• Task directions
Print exactly the lines from the first one down to the line containing "-0.0201, -0.0185, -0.0157]", both ends included, with no pictures and nothing else.

• Material provided
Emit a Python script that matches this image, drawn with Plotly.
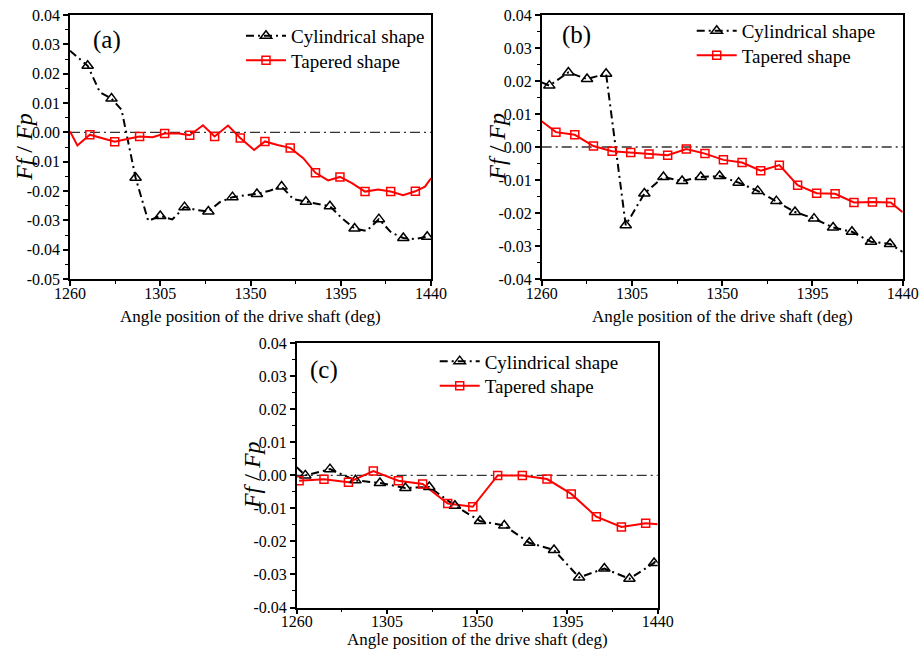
import plotly.graph_objects as go

# ---------------- data ----------------
# Panel (a)
a_cyl_x = [1260, 1268.8, 1274.9, 1280.7, 1285.7, 1292.7, 1299.0, 1305.0, 1311.0, 1317.1,
           1323.1, 1329.0, 1334.7, 1341.0, 1347.2, 1353.2, 1359.5, 1365.5, 1371.4, 1377.6,
           1383.8, 1389.6, 1395.6, 1401.9, 1407.9, 1414.0, 1420.2, 1426.2, 1432.0, 1438.1]
a_cyl_y = [0.0278, 0.0227, 0.0137, 0.0115, 0.0077, -0.0155, -0.0302, -0.0285, -0.0297, -0.0255,
           -0.0265, -0.0270, -0.0238, -0.0221, -0.0215, -0.0210, -0.0199, -0.0185, -0.0228, -0.0237,
           -0.0244, -0.0252, -0.0293, -0.0328, -0.0336, -0.0296, -0.0342, -0.0360, -0.0364, -0.0356]
a_tap_x = [1260, 1263.7, 1269.9, 1276.1, 1282.3, 1288.5, 1294.7, 1301.2, 1307.2, 1313.5,
           1319.7, 1326.3, 1332.1, 1338.8, 1344.9, 1351.8, 1357.2, 1363.5, 1369.8, 1376.3,
           1382.4, 1388.7, 1394.6, 1400.6, 1407.1, 1413.6, 1419.9, 1426.1, 1432.2, 1437.0, 1440]
a_tap_y = [0.0003, -0.0045, -0.0008, -0.0020, -0.0032, -0.0023, -0.0014, -0.0017, -0.0004, -0.0003,
           -0.0010, 0.0024, -0.0014, 0.0023, -0.0019, -0.0060, -0.0031, -0.0043, -0.0053, -0.0088,
           -0.0138, -0.0164, -0.0152, -0.0173, -0.0202, -0.0195, -0.0202, -0.0214, -0.0201, -0.0185, -0.0157]

# Panel (b)
b_cyl_x = [1260, 1263.8, 1273.3, 1282.6, 1292.1, 1301.9, 1311.2, 1320.7, 1330.0, 1339.3, 1348.7,
           1358.2, 1367.7, 1377.0, 1386.3, 1395.8, 1405.3, 1414.7, 1424.2, 1433.7, 1440]
b_cyl_y = [0.0196, 0.0186, 0.0226, 0.0206, 0.0222, -0.0237, -0.0141, -0.0091, -0.0103, -0.0091, -0.0088,
           -0.0108, -0.0133, -0.0164, -0.0197, -0.0217, -0.0244, -0.0257, -0.0287, -0.0294, -0.0318]
b_tap_x = [1260, 1267.1, 1276.5, 1285.8, 1295.1, 1304.4, 1313.5, 1322.8, 1332.1, 1341.4, 1350.6,
           1359.9, 1369.2, 1378.5, 1387.6, 1397.1, 1406.3, 1415.7, 1424.9, 1434.0, 1440]
b_tap_y = [0.0078, 0.0045, 0.0037, 0.0003, -0.0013, -0.0017, -0.0021, -0.0025, -0.0006, -0.0020, -0.0039,
           -0.0047, -0.0072, -0.0055, -0.0116, -0.0140, -0.0142, -0.0168, -0.0167, -0.0168, -0.0198]

# Panel (c)
c_cyl_x = [1260, 1264.3, 1276.6, 1289.3, 1301.5, 1314.2, 1326.1, 1338.9, 1351.4, 1363.5, 1376.0,
           1388.3, 1400.8, 1413.4, 1425.9, 1438.2, 1440]
c_cyl_y = [0.0025, 0.0000, 0.0019, -0.0015, -0.0023, -0.0038, -0.0035, -0.0092, -0.0138, -0.0152, -0.0204,
           -0.0226, -0.0309, -0.0282, -0.0313, -0.0265, -0.0250]
c_tap_x = [1261.2, 1273.6, 1285.8, 1298.2, 1310.7, 1322.8, 1335.3, 1347.8, 1360.2, 1372.5,
           1384.8, 1396.9, 1409.4, 1421.9, 1434.0, 1440]
c_tap_y = [-0.0016, -0.0012, -0.0021, 0.0013, -0.0016, -0.0026, -0.0085, -0.0095, 0.0000, 0.0000,
           -0.0011, -0.0056, -0.0125, -0.0156, -0.0145, -0.0148]

series_names = ["Cylindrical shape", "Tapered shape"]
panel_labels = ["(a)", "(b)", "(c)"]
x_title = "Angle position of the drive shaft (deg)"
y_title = "<i>Ff</i> / <i>Fp</i>"

y_ticks_a = [-0.05, -0.04, -0.03, -0.02, -0.01, 0.00, 0.01, 0.02, 0.03, 0.04]
y_ticks_bc = [-0.04, -0.03, -0.02, -0.01, 0.00, 0.01, 0.02, 0.03, 0.04]

# ---------------- styles ----------------
FONT = "Liberation Serif"
BLACK = "black"
RED = "#ff0000"
cyl_line = dict(color=BLACK, width=2, dash="8px,4px,2px,4px")
tap_line = dict(color=RED, width=2)
cyl_marker = dict(symbol="triangle-up-open", size=10, color=BLACK, line=dict(width=1.5, color=BLACK))
tap_marker = dict(symbol="square-open", size=8, color=RED, line=dict(width=1.5, color=RED))

panels = [
    dict(cx=a_cyl_x, cy=a_cyl_y, tx=a_tap_x, ty=a_tap_y,
         cm=slice(1, None, 2), tm=slice(2, 29, 2)),
    dict(cx=b_cyl_x, cy=b_cyl_y, tx=b_tap_x, ty=b_tap_y,
         cm=slice(1, -1), tm=slice(1, -1)),
    dict(cx=c_cyl_x, cy=c_cyl_y, tx=c_tap_x, ty=c_tap_y,
         cm=slice(1, -1), tm=slice(0, -1)),
]

W, H = 920, 650
# plot areas in pixels (left, top, right, bottom)
areas = [(70, 15, 431, 279), (541.7, 15, 902.7, 279), (296.7, 343.3, 657.7, 607.5)]
yranges = [(-0.05, 0.04), (-0.04, 0.04), (-0.04, 0.04)]
yticks = [y_ticks_a, y_ticks_bc, y_ticks_bc]
# per-panel placements in px relative to plot area (left/top)
label_pos = [(21, 25), (18.5, 20), (11.5, 27)]
legend_text_pos = [(222, 22), (201, 17), (189, 19)]   # text start x, first row centre y
legend_row_gap = 24.5
xtitle_off = [37, 37, 32]
ytitle_off = [-46, -45, -44]

fig = go.Figure()

for i, p in enumerate(panels):
    xa = "x" if i == 0 else f"x{i+1}"
    ya = "y" if i == 0 else f"y{i+1}"
    lg1 = "legend" if i == 0 else f"legend{2 * i + 1}"
    lg2 = f"legend{2 * i + 2}"
    fig.add_trace(go.Scatter(x=p["cx"], y=p["cy"], mode="lines", line=cyl_line,
                             xaxis=xa, yaxis=ya, showlegend=False, hoverinfo="skip"))
    fig.add_trace(go.Scatter(x=p["tx"], y=p["ty"], mode="lines", line=tap_line,
                             xaxis=xa, yaxis=ya, showlegend=False, hoverinfo="skip"))
    fig.add_trace(go.Scatter(x=p["cx"][p["cm"]], y=p["cy"][p["cm"]], mode="markers",
                             marker=cyl_marker, xaxis=xa, yaxis=ya, showlegend=False))
    fig.add_trace(go.Scatter(x=p["tx"][p["tm"]], y=p["ty"][p["tm"]], mode="markers",
                             marker=tap_marker, xaxis=xa, yaxis=ya, showlegend=False))
    fig.add_trace(go.Scatter(x=[None], y=[None], mode="lines+markers", name=series_names[0],
                             line=cyl_line, marker=cyl_marker, xaxis=xa, yaxis=ya, legend=lg1))
    fig.add_trace(go.Scatter(x=[None], y=[None], mode="lines+markers", name=series_names[1],
                             line=tap_line, marker=tap_marker, xaxis=xa, yaxis=ya, legend=lg2))

axis_common = dict(
    showline=True, linecolor=BLACK, linewidth=1.5, mirror=True,
    ticks="outside", ticklen=5, tickwidth=1.5, tickcolor=BLACK,
    showgrid=False, zeroline=False, automargin=False,
    tickfont=dict(family=FONT, size=16, color=BLACK),
)

layout = dict(width=W, height=H, margin=dict(l=0, r=0, t=0, b=0, autoexpand=False),
              paper_bgcolor="white", plot_bgcolor="white", showlegend=True)
shapes = []
annotations = []
for i, (l, t, r, b) in enumerate(areas):
    xk = "xaxis" if i == 0 else f"xaxis{i+1}"
    yk = "yaxis" if i == 0 else f"yaxis{i+1}"
    xa = "x" if i == 0 else f"x{i+1}"
    ya = "y" if i == 0 else f"y{i+1}"
    layout[xk] = dict(axis_common, domain=[l / W, r / W], anchor=ya, range=[1260, 1440],
                      tick0=1260, dtick=45, ticklabelstandoff=-6,
                      minor=dict(ticks="outside", ticklen=3, tickwidth=1.2, tickcolor=BLACK,
                                 tickmode="linear", tick0=1260, dtick=22.5))
    layout[yk] = dict(axis_common, domain=[1 - b / H, 1 - t / H], anchor=xa,
                      range=list(yranges[i]),
                      tickmode="array", tickvals=yticks[i],
                      ticktext=[f"{v:.2f}".replace("-0.00", "0.00") for v in yticks[i]],
                      minor=dict(ticks="outside", ticklen=3, tickwidth=1.2, tickcolor=BLACK,
                                 tickmode="linear", tick0=0, dtick=0.005))
    shapes.append(dict(type="line", xref=f"{xa} domain", yref=ya, x0=0, x1=1, y0=0, y1=0,
                       line=dict(color="#333333", width=1.3, dash="10px,4px,2px,4px"), layer="below"))
    # panel label
    lx, ly = label_pos[i]
    annotations.append(dict(text=panel_labels[i], xref="paper", yref="paper",
                            x=(l + lx) / W, y=1 - (t + ly) / H, xanchor="left", yanchor="middle",
                            showarrow=False, font=dict(family=FONT, size=25, color=BLACK)))
    # axis titles
    annotations.append(dict(text=x_title, xref="paper", yref="paper",
                            x=(l + r) / 2 / W, y=1 - (b + xtitle_off[i]) / H,
                            xanchor="center", yanchor="middle", showarrow=False,
                            font=dict(family=FONT, size=17, color=BLACK)))
    annotations.append(dict(text=y_title, xref="paper", yref="paper", textangle=-90,
                            x=(l + ytitle_off[i]) / W, y=1 - (t + b) / 2 / H,
                            xanchor="center", yanchor="middle", showarrow=False,
                            font=dict(family=FONT, size=24, color=BLACK)))
    # legends (one per entry, to control row spacing)
    tx, ty = legend_text_pos[i]
    for k in range(2):
        lgk = ("legend" if i == 0 else f"legend{2 * i + 1}") if k == 0 else f"legend{2 * i + 2}"
        layout[lgk] = dict(x=(l + tx - 51) / W, y=1 - (t + ty + k * legend_row_gap - 20) / H,
                           xanchor="left", yanchor="top",
                           bgcolor="rgba(0,0,0,0)", borderwidth=0,
                           font=dict(family=FONT, size=19, color=BLACK), itemwidth=40)

layout["shapes"] = shapes
layout["annotations"] = annotations
fig.update_layout(**layout)

fig.write_html("out.html")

• Exercise solution
Emit a Python script that matches this image, drawn with Plotly.
import plotly.graph_objects as go

# ---------------- data ----------------
# Panel (a)
a_cyl_x = [1260, 1268.8, 1274.9, 1280.7, 1285.7, 1292.7, 1299.0, 1305.0, 1311.0, 1317.1,
           1323.1, 1329.0, 1334.7, 1341.0, 1347.2, 1353.2, 1359.5, 1365.5, 1371.4, 1377.6,
           1383.8, 1389.6, 1395.6, 1401.9, 1407.9, 1414.0, 1420.2, 1426.2, 1432.0, 1438.1]
a_cyl_y = [0.0278, 0.0227, 0.0137, 0.0115, 0.0077, -0.0155, -0.0302, -0.0285, -0.0297, -0.0255,
           -0.0265, -0.0270, -0.0238, -0.0221, -0.0215, -0.0210, -0.0199, -0.0185, -0.0228, -0.0237,
           -0.0244, -0.0252, -0.0293, -0.0328, -0.0336, -0.0296, -0.0342, -0.0360, -0.0364, -0.0356]
a_tap_x = [1260, 1263.7, 1269.9, 1276.1, 1282.3, 1288.5, 1294.7, 1301.2, 1307.2, 1313.5,
           1319.7, 1326.3, 1332.1, 1338.8, 1344.9, 1351.8, 1357.2, 1363.5, 1369.8, 1376.3,
           1382.4, 1388.7, 1394.6, 1400.6, 1407.1, 1413.6, 1419.9, 1426.1, 1432.2, 1437.0, 1440]
a_tap_y = [0.0003, -0.0045, -0.0008, -0.0020, -0.0032, -0.0023, -0.0014, -0.0017, -0.0004, -0.0003,
           -0.0010, 0.0024, -0.0014, 0.0023, -0.0019, -0.0060, -0.0031, -0.0043, -0.0053, -0.0088,
           -0.0138, -0.0164, -0.0152, -0.0173, -0.0202, -0.0195, -0.0202, -0.0214, -0.0201, -0.0185, -0.0157]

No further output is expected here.